Thursday, April 14, 2011

Days of reluxation

I bought another Kindle book by Rabbi Adin Steinsaltz, this one called The Candle of God. It seems to be a collection of essays or some such, spanning a few different topics. I thoroughly enjoyed his book The Thirteen-petalled Rose, which was more of a unified work, but I don't expect that to stop me. I am at chapter 2 and already enjoying it greatly. As in palpably missing the physical ability to whine like a slightly underage teen fangirl. There are some phrases there that I just read, then stop, then read again several times, not willing to read on for a while because that would mean having to let them out of my sight.
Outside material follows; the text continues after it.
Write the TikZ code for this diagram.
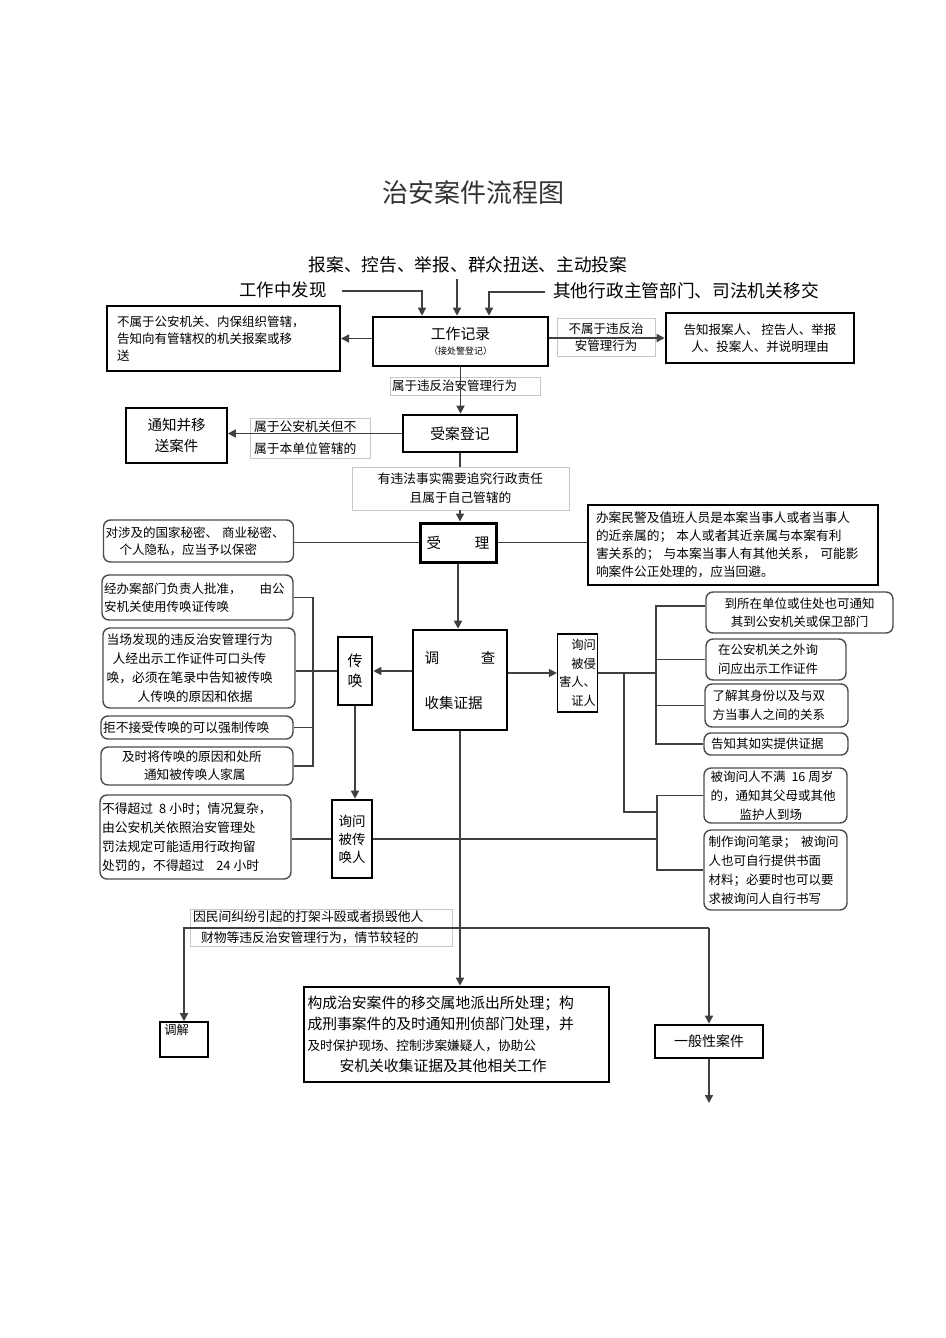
\documentclass[tikz,border=0pt]{standalone}
\usepackage{fontspec}
\setmainfont{Noto Sans CJK SC}
\usetikzlibrary{arrows.meta}

\begin{document}
\begin{tikzpicture}[x=1pt,y=-1pt,
  >={Triangle[length=8pt,width=8pt]},
  sz/.style 2 args={minimum width=#1pt,minimum height=#2pt},
  ln/.style={draw=black!75,line width=1.5pt},
  box/.style={draw,line width=1.6pt,inner sep=2pt,font=\fontsize{12.5}{17}\selectfont},
  bbox/.style={box,line width=2.6pt},
  rbox/.style={box,draw=black!70,rounded corners=7pt,line width=1.4pt},
  tag/.style={draw=black!22,line width=0.8pt,inner sep=2pt,font=\fontsize{12.5}{17}\selectfont}]
  \useasboundingbox (0,0) rectangle (945,1338);

  % heading and sources
  \node[font=\fontsize{26}{26}\selectfont,text=black!80] (title) at (473,193) {治安案件流程图};
  \node[font=\fontsize{17.7}{18}\selectfont] (src) at (468,265) {报案、控告、举报、群众扭送、主动投案};
  \node[font=\fontsize{17.4}{18}\selectfont] (find) at (283,290) {工作中发现};
  \node[font=\fontsize{17.7}{18}\selectfont] (other) at (686,291) {其他行政主管部门、司法机关移交};
  \coordinate (f1) at (342,291);
  \coordinate (f2) at (457,279);
  \coordinate (f3) at (545,292);

  % upper part
  \node[bbox,sz={175}{49},align=center,font=\fontsize{14.8}{15}\selectfont] (gzjl) at (460.5,341.5)
       {工作记录\\{\fontsize{9}{10}\selectfont （接处警登记）}};
  \node[box,line width=2pt,sz={233}{65},align=left,text width=213pt] (notps) at (223.5,338.5)
       {不属于公安机关、内保组织管辖，\\告知向有管辖权的机关报案或移\\送};
  \node[bbox,sz={188}{50},align=center] (tellbox) at (760,338)
       {告知报案人、 控告人、举报\\人、投案人、并说明理由};
  \node[tag,sz={98}{38},align=center] (lbl1) at (606,337) {不属于违反治\\安管理行为};
  \node[tag,sz={150}{18},align=left,text width=146pt] (lbl2) at (465,386) {属于违反治安管理行为};
  \node[bbox,sz={114}{37},font=\fontsize{14.8}{16}\selectfont] (sadj) at (460,433.5) {受案登记};
  \node[box,sz={101}{55},align=center,font=\fontsize{14.5}{21}\selectfont] (tzys) at (176.5,435.5)
       {通知并移\\送案件};
  \node[tag,sz={120}{40},align=left,text width=112pt,font=\fontsize{12.8}{22}\selectfont] (lbl3) at (310,438)
       {属于公安机关但不\\属于本单位管辖的};
  \node[tag,fill=white,sz={217}{43},align=center,font=\fontsize{12.7}{19}\selectfont] (lbl4) at (460.5,488.5)
       {有违法事实需要追究行政责任\\且属于自己管辖的};

  % accepting
  \node[bbox,line width=3pt,sz={76}{39},font=\fontsize{14.5}{16}\selectfont] (sl) at (458,542.5) {受\hspace{34pt}理};
  \node[rbox,sz={189}{42},align=left,text width=186pt] (secret) at (198.5,541)
       {对涉及的国家秘密、 商业秘密、\\\hspace{14pt}个人隐私，应当予以保密};
  \node[box,sz={290}{80},align=left,text width=274pt,font=\fontsize{12.7}{18}\selectfont] (avoid) at (733,545)
       {办案民警及值班人员是本案当事人或者当事人\\的近亲属的； 本人或者其近亲属与本案有利\\害关系的； 与本案当事人有其他关系， 可能影\\响案件公正处理的，应当回避。};

  % investigation
  \node[bbox,sz={94}{100},align=left,font=\fontsize{14.5}{16}\selectfont] (dc) at (460,680)
       {调\hspace{42pt}查\\[29pt]收集证据};
  \node[bbox,sz={34}{68},align=center,inner sep=1pt,font=\fontsize{15}{20}\selectfont] (ch) at (355,671) {传\\唤};
  \node[rbox,sz={189}{45},align=left,text width=187pt,font=\fontsize{12.5}{18}\selectfont] (c1) at (197.5,597.5)
       {经办案部门负责人批准，\hspace{18pt}由公\\安机关使用传唤证传唤};
  \node[rbox,sz={192}{80},align=left,text width=185pt,font=\fontsize{12.8}{19}\selectfont] (c2) at (199,668)
       {当场发现的违反治安管理行为\\\hspace{6pt}人经出示工作证件可口头传\\唤，必须在笔录中告知被传唤\\\hspace{31pt}人传唤的原因和依据};
  \node[rbox,sz={192}{23},align=left,text width=188pt,font=\fontsize{12.8}{17}\selectfont] (c3) at (197,727.5)
       {拒不接受传唤的可以强制传唤};
  \node[rbox,sz={192}{38},align=left,text width=180pt,font=\fontsize{12.7}{18}\selectfont] (c4) at (197,766)
       {\hspace{15pt}及时将传唤的原因和处所\\\hspace{37pt}通知被传唤人家属};
  \node[box,line width=1.3pt,sz={39}{78},align=right,inner sep=1.5pt,font=\fontsize{12.3}{18.5}\selectfont] (xw) at (577.5,673)
       {询问\\被侵\\害人、\\证人};
  \node[rbox,sz={187}{41},align=center,font=\fontsize{12.5}{18}\selectfont] (A) at (799.5,612.5)
       {到所在单位或住处也可通知\\其到公安机关或保卫部门};
  \node[rbox,sz={140}{41},align=left,text width=116pt,font=\fontsize{12.5}{19}\selectfont] (B) at (776,659.5)
       {在公安机关之外询\\问应出示工作证件};
  \node[rbox,sz={143}{43},align=left,text width=128pt,font=\fontsize{12.5}{19}\selectfont] (C) at (776.5,705.5)
       {了解其身份以及与双\\方当事人之间的关系};
  \node[rbox,sz={144}{22},align=left,text width=130pt] (D) at (776,744) {告知其如实提供证据};
  \node[rbox,sz={143}{55},align=left,text width=130pt,font=\fontsize{12.5}{19}\selectfont] (E) at (775.5,795.5)
       {被询问人不满\hspace{6pt}16\hspace{3pt}周岁\\的，通知其父母或其他\\\hspace{29pt}监护人到场};
  \node[rbox,sz={143}{80},align=left,text width=134pt,font=\fontsize{12.5}{19}\selectfont] (F) at (775.5,870)
       {制作询问笔录；\hspace{5pt}被询问\\人也可自行提供书面\\材料；必要时也可以要\\求被询问人自行书写};
  \node[bbox,sz={40}{78},align=center,font=\fontsize{13.5}{18}\selectfont] (xwc) at (352,839) {询问\\被传\\唤人};
  \node[rbox,sz={191}{84},align=left,text width=187pt,font=\fontsize{12.8}{19}\selectfont] (lim) at (195.5,837)
       {不得超过\hspace{6pt}8\hspace{3pt}小时；情况复杂，\\由公安机关依照治安管理处\\罚法规定可能适用行政拘留\\处罚的，不得超过\hspace{12pt}24\hspace{3pt}小时};

  % outcomes
  \node[tag,sz={262}{37},align=left,text width=256pt,font=\fontsize{12.8}{21}\selectfont] (lbl5) at (321,927.5)
       {因民间纠纷引起的打架斗殴或者损毁他人\\\hspace{8pt}财物等违反治安管理行为，情节较轻的};
  \node[box,sz={48}{35},label={[anchor=north west,inner sep=0pt,xshift=5pt,yshift=-3pt,font=\fontsize{12.3}{13}\selectfont]north west:调解}] (tj) at (184,1039.5) {};
  \node[bbox,sz={305}{95},align=left,text width=298pt,font=\fontsize{14.8}{21}\selectfont] (big) at (456.5,1034.5)
       {构成治安案件的移交属地派出所处理；构\\成刑事案件的及时通知刑侦部门处理，并\\{\fontsize{12.7}{21}\selectfont 及时保护现场、控制涉案嫌疑人，协助公}\\\hspace{32pt}安机关收集证据及其他相关工作};
  \node[bbox,sz={108}{33},font=\fontsize{14}{16}\selectfont] (gen) at (709,1041.5) {一般性案件};

  \coordinate (bk) at (313,0);
  \coordinate (bk2) at (656,0);
  \coordinate (bk3) at (624,0);
  \coordinate (bk4) at (657,0);
  \coordinate (lo) at (657,812);
  \coordinate (mj) at (0,928);
  \coordinate (endp) at (0,1103);

  % connectors
  \draw[ln,->] (f1) -| ([xshift=-38.5pt]gzjl.north);
  \draw[ln,->] (f2) -- ([xshift=-3.5pt]gzjl.north);
  \draw[ln,->] (f3) -| ([xshift=28.5pt]gzjl.north);
  \draw[ln,->] (gzjl.west |- notps.east) -- (notps.east);
  \draw[ln,->] (gzjl.east |- tellbox.west) -- (tellbox.west);
  \draw[ln,->] (gzjl.south) -- (gzjl.south |- sadj.north);
  \draw[ln,->] (sadj.west) -- (sadj.west -| tzys.east);
  \draw[ln] (sadj.south) -- (sadj.south |- lbl4.north);
  \draw[ln,->] (sadj.south |- lbl4.south) -- (sadj.south |- sl.north);
  \draw[ln] (sl.west) -- (sl.west -| secret.east);
  \draw[ln] (sl.east) -- (sl.east -| avoid.west);
  \draw[ln,->] (sl.south) -- (sl.south |- dc.north);
  \draw[ln,->] (dc.west |- ch.east) -- (ch.east);
  \draw[ln] (ch.west) -- (ch.west -| c2.east);
  \draw[ln] (c1.east) -- (c1.east -| bk) -- (c4.east -| bk) -- (c4.east);
  \draw[ln] (c3.east) -- (c3.east -| bk);
  \draw[ln,->] (ch.south) -- (ch.south |- xwc.north);
  \draw[ln] (xwc.west) -- (xwc.west -| lim.east);
  \draw[ln,->] (dc.east |- xw.west) -- (xw.west);
  \draw[ln] (xw.east) -- (xw.east -| bk2);
  \draw[ln] ([yshift=6.5pt]A.west) -| (D.west -| bk2) -- (D.west);
  \draw[ln] (B.west) -- (B.west -| bk2);
  \draw[ln] (C.west) -- (C.west -| bk2);
  \draw[ln] (xw.east -| bk3) |- (lo);
  \draw[ln] (E.west) -| (F.west -| bk4) -- (F.west);
  \draw[ln] (xwc.east) -- (xwc.east -| bk4);
  \draw[ln,->] (dc.south) -- (dc.south |- big.north);
  \draw[ln,->] (gen.north |- mj) -| (tj.north);
  \draw[ln,->] (gen.north |- mj) -- (gen.north);
  \draw[ln,->] (gen.south) -- (gen.south |- endp);
\end{tikzpicture}
\end{document}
I don't really think any random raccoon would have the same experience with the same book, though you never know. It may be another book that makes you go wheee in the night.

There is some exclusively Jewish stuff, of course. And then some, given that the Rabbi is a kabbalist. But he is not sneaky about it, so it bothers me not.

About the Sabbath, the Rabbi writes: "The essence of Shabbat is really a trickle, an infiltration, of the next world into this world. It is a percolation and diffusion of an existing Divine Reality." So now I better understand the Gag: "Relux and call it a Diety." It is not merely a day of relaxation, as common people have thought, but a day of reluxation, to draw the Divine Light into the soul of man which is the Candle (or lamp) of God.

Literature like this is actually a kind of reluxation in itself, at least the books that happen to find us home, wherever that may for each of us.